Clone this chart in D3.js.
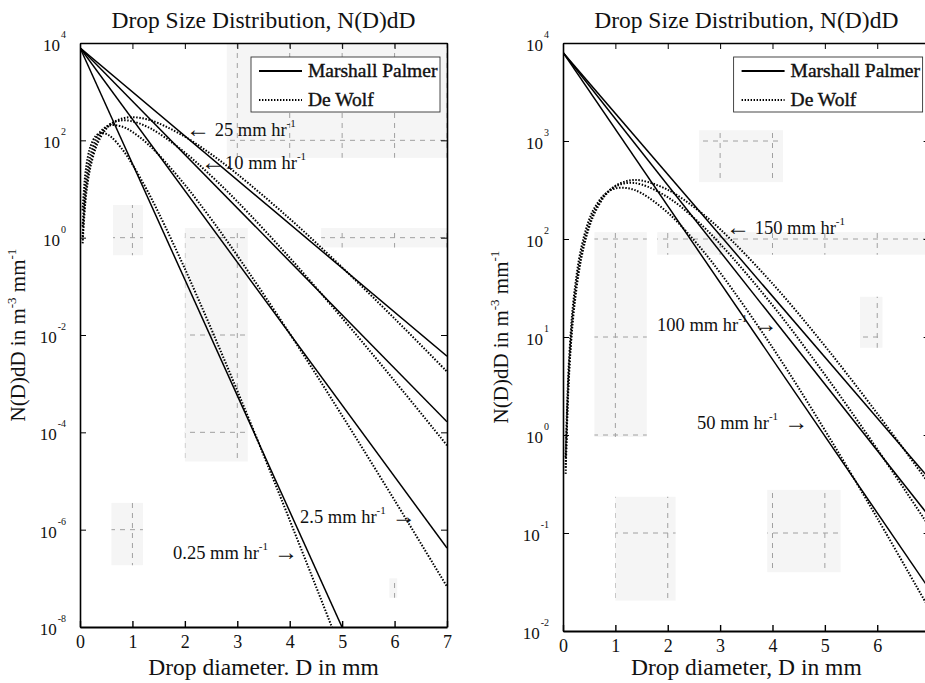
<!DOCTYPE html>
<html>
<head>
<meta charset="utf-8">
<script src="https://cdn.jsdelivr.net/npm/d3@7"></script>
<style>
  body { margin: 0; background: #fff; }
  text { font-family: "Liberation Serif", "Times New Roman", serif; fill: #111; }
</style>
</head>
<body>
<svg id="chart" width="925" height="683"></svg>
<script>
// Drop diameters (mm) at which the De Wolf curves are sampled
const diam = [0.05, 0.1, 0.15, 0.2, 0.3, 0.4, 0.5, 0.6, 0.8, 1, 1.25, 1.5, 2, 2.5, 3, 4, 5, 6, 7];
const diamLight = [0.05, 0.1, 0.15, 0.2, 0.3, 0.4, 0.5, 0.6, 0.8, 1, 1.25, 1.5, 2, 2.5, 3, 3.5, 4, 4.5, 5, 5.5];

// De Wolf N(D) in m^-3 mm^-1, one series per rain rate
const deWolf025 = [3.67, 19.7, 45.7, 75.0, 123, 142, 136, 116, 66.8, 31.9, 10.8, 3.22, 0.230, 1.36e-2, 7.16e-4, 3.46e-5, 1.57e-6, 6.84e-8, 2.87e-9, 1.17e-10];
const deWolf2p5 = [1.71, 10.4, 27.2, 50.3, 105, 155, 189, 205, 192, 149, 92.3, 50.7, 12.2, 2.43, 0.428, 1.07e-2, 2.20e-4, 4.02e-6, 6.76e-8];
const deWolf10  = [1.06, 6.77, 18.6, 36.3, 83.9, 137, 186, 224, 258, 246, 197, 140, 56.2, 18.7, 5.54, 0.387, 2.23e-2, 1.14e-3, 5.40e-5];
const deWolf25  = [0.765, 5.03, 14.2, 28.5, 69.6, 120, 172, 219, 281, 299, 275, 224, 119, 52.0, 20.2, 2.45, 0.245, 2.17e-2, 1.77e-3];
const deWolf50  = [0.597, 3.99, 11.5, 23.5, 59.4, 106, 158, 207, 287, 328, 329, 293, 186, 97.3, 45.3, 7.82, 1.12, 0.142, 1.66e-2];
const deWolf100 = [0.465, 3.16, 9.24, 19.2, 50.0, 92.5, 141, 192, 283, 344, 374, 360, 267, 164, 89.2, 21.1, 4.13, 0.718, 0.115];
const deWolf150 = [0.401, 2.75, 8.11, 16.9, 45.0, 84.6, 132, 182, 276, 348, 394, 395, 318, 212, 126, 35.1, 8.11, 1.66, 0.314];

// Marshall-Palmer exponentials: N(D) at the two ends of the diameter range
const mpDiam = [0, 7];
const mp025 = [8000, 1.69e-13];
const mp2p5 = [8000, 4.18e-7];
const mp10  = [8000, 1.65e-4];
const mp25  = [8000, 3.67e-3];
const mp50  = [8000, 2.65e-2];
const mp100 = [8000, 0.146];
const mp150 = [8000, 0.356];

// Axis ticks
const xTicks = [0, 1, 2, 3, 4, 5, 6, 7];
const xTickLabelsRight = [0, 1, 2, 3, 4, 5, 6];
const leftYTicks = [1e4, 1e2, 1e0, 1e-2, 1e-4, 1e-6, 1e-8];
const leftYExp = ["4", "2", "0", "-2", "-4", "-6", "-8"];
const rightYTicks = [1e4, 1e3, 1e2, 1e1, 1e0, 1e-1, 1e-2];
const rightYExp = ["4", "3", "2", "1", "0", "-1", "-2"];

const titleText = "Drop Size Distribution, N(D)dD";
const legendNames = ["Marshall Palmer", "De Wolf"];

const svg = d3.select("#chart");

const panels = [
  {
    id: "left",
    xRange: [80, 447], yRange: [627, 43], yDomain: [1e-8, 1e4],
    yTicks: leftYTicks, yExp: leftYExp, xLabels: xTicks,
    xLabel: "Drop diameter. D in mm",
    mp: [mp025, mp2p5, mp10, mp25],
    dw: [[diamLight, deWolf025], [diam, deWolf2p5], [diam, deWolf10], [diam, deWolf25]],
    notes: [
      { t: "25 mm hr", px: 186, py: 136, left: " " },
      { t: "10 mm hr", px: 201, py: 169, left: "" },
      { t: "2.5 mm hr", px: 300, py: 523, arrow: true },
      { t: "0.25 mm hr", px: 173, py: 559, arrow: true }
    ],
    // faint remnants of the dashed grid: [D0, D1, N0, N1]
    patches: [[2.8, 7, 10 ** 1.64, 1e4], [2.0, 3.2, 10 ** -4.6, 10 ** 0.2], [4.6, 7, 10 ** -0.2, 10 ** 0.2],
              [0.63, 1.2, 10 ** -0.36, 10 ** 0.67], [0.6, 1.2, 10 ** -6.73, 10 ** -5.45], [5.9, 6.05, 10 ** -7.4, 10 ** -7.0]]
  },
  {
    id: "right",
    xRange: [563, 929.6], yRange: [631, 43], yDomain: [1e-2, 1e4],
    yTicks: rightYTicks, yExp: rightYExp, xLabels: xTickLabelsRight,
    xLabel: "Drop diameter, D in mm",
    mp: [mp50, mp100, mp150],
    dw: [[diam, deWolf50], [diam, deWolf100], [diam, deWolf150]],
    notes: [
      { t: "150 mm hr", px: 726, py: 234, left: " " },
      { t: "100 mm hr", px: 657, py: 331, arrow: true },
      { t: "50 mm hr", px: 697, py: 429, arrow: true }
    ],
    patches: [[2.6, 4.2, 10 ** 2.58, 10 ** 3.11], [0.6, 1.6, 10 ** -0.02, 10 ** 2.07], [1.8, 7, 10 ** 1.84, 10 ** 2.07],
              [1.0, 2.15, 10 ** -1.69, 10 ** -0.63], [3.9, 5.3, 10 ** -1.4, 10 ** -0.56], [5.67, 6.1, 10 ** 0.89, 10 ** 1.41]]
  }
];

panels.forEach(p => {
  const x = d3.scaleLinear([0, 7], p.xRange);
  const y = d3.scaleLog(p.yDomain, p.yRange);
  const [x0, x1] = p.xRange;
  const [yb, yt] = p.yRange;
  const g = svg.append("g");

  const clipId = "clip-" + p.id;
  svg.append("clipPath").attr("id", clipId)
    .append("rect").attr("x", x0).attr("y", yt).attr("width", x1 - x0).attr("height", yb - yt);

  // faint grid remnants
  const pg = g.append("g");
  p.patches.forEach((r, i) => {
    const px0 = x(r[0]), px1 = x(r[1]), py0 = y(r[3]), py1 = y(r[2]);
    const pid = `patch-${p.id}-${i}`;
    svg.append("clipPath").attr("id", pid)
      .append("rect").attr("x", px0).attr("y", py0).attr("width", px1 - px0).attr("height", py1 - py0);
    pg.append("rect").attr("x", px0).attr("y", py0).attr("width", px1 - px0).attr("height", py1 - py0)
      .attr("fill", "#f5f5f5");
    const gl = pg.append("g").attr("clip-path", `url(#${pid})`)
      .attr("stroke", "#a0a0a0").attr("stroke-width", 1).attr("stroke-dasharray", "5,5");
    xTicks.forEach(t => gl.append("line").attr("x1", x(t)).attr("x2", x(t)).attr("y1", yt).attr("y2", yb));
    p.yTicks.forEach(t => gl.append("line").attr("y1", y(t)).attr("y2", y(t)).attr("x1", x0).attr("x2", x1));
  });

  // curves
  const plot = g.append("g").attr("clip-path", `url(#${clipId})`);
  const lineMP = d3.line().x(d => x(d[0])).y(d => y(d[1]));
  p.mp.forEach(vals => {
    plot.append("path").datum(d3.zip(mpDiam, vals)).attr("d", lineMP)
      .attr("fill", "none").attr("stroke", "#000").attr("stroke-width", 1.5);
  });
  const lineDW = d3.line().x(d => x(d[0])).y(d => y(d[1])).curve(d3.curveCatmullRom.alpha(0.5));
  p.dw.forEach(([ds, vals]) => {
    plot.append("path").datum(d3.zip(ds, vals)).attr("d", lineDW)
      .attr("fill", "none").attr("stroke", "#000").attr("stroke-width", 2)
      .attr("stroke-dasharray", "1.5,1.6");
  });

  // axes with inward ticks on all four sides
  const axes = g.append("g");
  axes.append("g").attr("transform", `translate(0,${yb})`)
    .call(d3.axisBottom(x).tickValues(xTicks).tickSize(-6).tickSizeOuter(0).tickPadding(8)
      .tickFormat(d => p.xLabels.includes(d) ? d3.format("d")(d) : ""))
    .call(a => a.select(".domain").attr("stroke-width", 2))
    .call(a => a.selectAll(".tick line").attr("stroke-width", 1.4))
    .call(a => a.selectAll("text").attr("font-size", 18).attr("fill", "#111"));
  axes.append("g").attr("transform", `translate(0,${yt})`)
    .call(d3.axisTop(x).tickValues(xTicks).tickSize(-6).tickSizeOuter(0).tickFormat(""))
    .call(a => a.select(".domain").attr("stroke-width", 1.6));
  axes.append("g").attr("transform", `translate(${x0},0)`)
    .call(d3.axisLeft(y).tickValues(p.yTicks).tickSize(-6).tickSizeOuter(0).tickPadding(15).tickFormat(() => "10"))
    .call(a => a.select(".domain").attr("stroke-width", 1.6))
    .call(a => a.selectAll("text")
      .attr("font-size", 17).attr("fill", "#111").attr("dy", "0.45em")
      .each(function (d, i) {
        d3.select(this).append("tspan").attr("font-size", 10).attr("dy", "-1.3em").attr("dx", "1").text(p.yExp[i]);
      }))
    .call(a => a.selectAll("text").attr("text-anchor", "start")
      .attr("x", function () { return -15 - this.getComputedTextLength(); }));
  axes.append("g").attr("transform", `translate(${x1},0)`)
    .call(d3.axisRight(y).tickValues(p.yTicks).tickSize(-6).tickSizeOuter(0).tickFormat(""))
    .call(a => a.select(".domain").attr("stroke-width", 1.6));

  // titles
  const cx = (x0 + x1) / 2;
  g.append("text").attr("x", cx).attr("y", 28).attr("text-anchor", "middle")
    .attr("font-size", 23.5).text(titleText);
  g.append("text").attr("x", cx).attr("y", 675).attr("text-anchor", "middle")
    .attr("font-size", 23.5).text(p.xLabel);
  const ylab = g.append("text").attr("text-anchor", "middle").attr("font-size", 21)
    .attr("transform", `translate(${x0 - 55},${(yt + yb) / 2}) rotate(-90)`);
  ylab.append("tspan").text("N(D)dD in m");
  ylab.append("tspan").attr("font-size", 13).attr("dy", -9).text("-3");
  ylab.append("tspan").attr("dy", 9).text(" mm");
  ylab.append("tspan").attr("font-size", 13).attr("dy", -9).text("-1");

  // legend
  const lx = x1 - 196, ly = 57;
  const lg = g.append("g");
  lg.append("rect").attr("x", lx).attr("y", ly).attr("width", 189).attr("height", 55)
    .attr("fill", "#fff").attr("stroke", "#333").attr("stroke-width", 0.9);
  legendNames.forEach((name, i) => {
    const yy = ly + 14 + i * 29;
    lg.append("line").attr("x1", lx + 8).attr("x2", lx + 51).attr("y1", yy).attr("y2", yy)
      .attr("stroke", "#000").attr("stroke-width", i === 0 ? 2 : 1.8)
      .attr("stroke-dasharray", i === 0 ? null : "1.4,1.6");
    lg.append("text").attr("x", lx + 57).attr("y", yy + 6).attr("font-size", 19.5)
      .attr("stroke", "#111").attr("stroke-width", 0.4).text(name);
  });

  // rain-rate annotations with pointer arrows
  p.notes.forEach(n => {
    const t = g.append("text").attr("x", n.px).attr("y", n.py).attr("font-size", 18.5);
    if (n.left !== undefined) {
      t.append("tspan").attr("font-size", 24).attr("dy", 1).text("\u2190");
      t.append("tspan").attr("dy", -1).text(n.left + n.t);
    } else {
      t.append("tspan").text(n.t);
    }
    t.append("tspan").attr("font-size", 11).attr("dy", -9).text("-1");
    if (n.arrow) t.append("tspan").attr("font-size", 24).attr("dy", 10).text(" \u2192");
  });
});
</script>
</body>
</html>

WRITTEN REQUEST:
Whichever lines contain the string "this", select and copy them.

RIGHT ANSWER:
Clone this chart in D3.js.
        d3.select(this).append("tspan").attr("font-size", 10).attr("dy", "-1.3em").attr("dx", "1").text(p.yExp[i]);
      .attr("x", function () { return -15 - this.getComputedTextLength(); }));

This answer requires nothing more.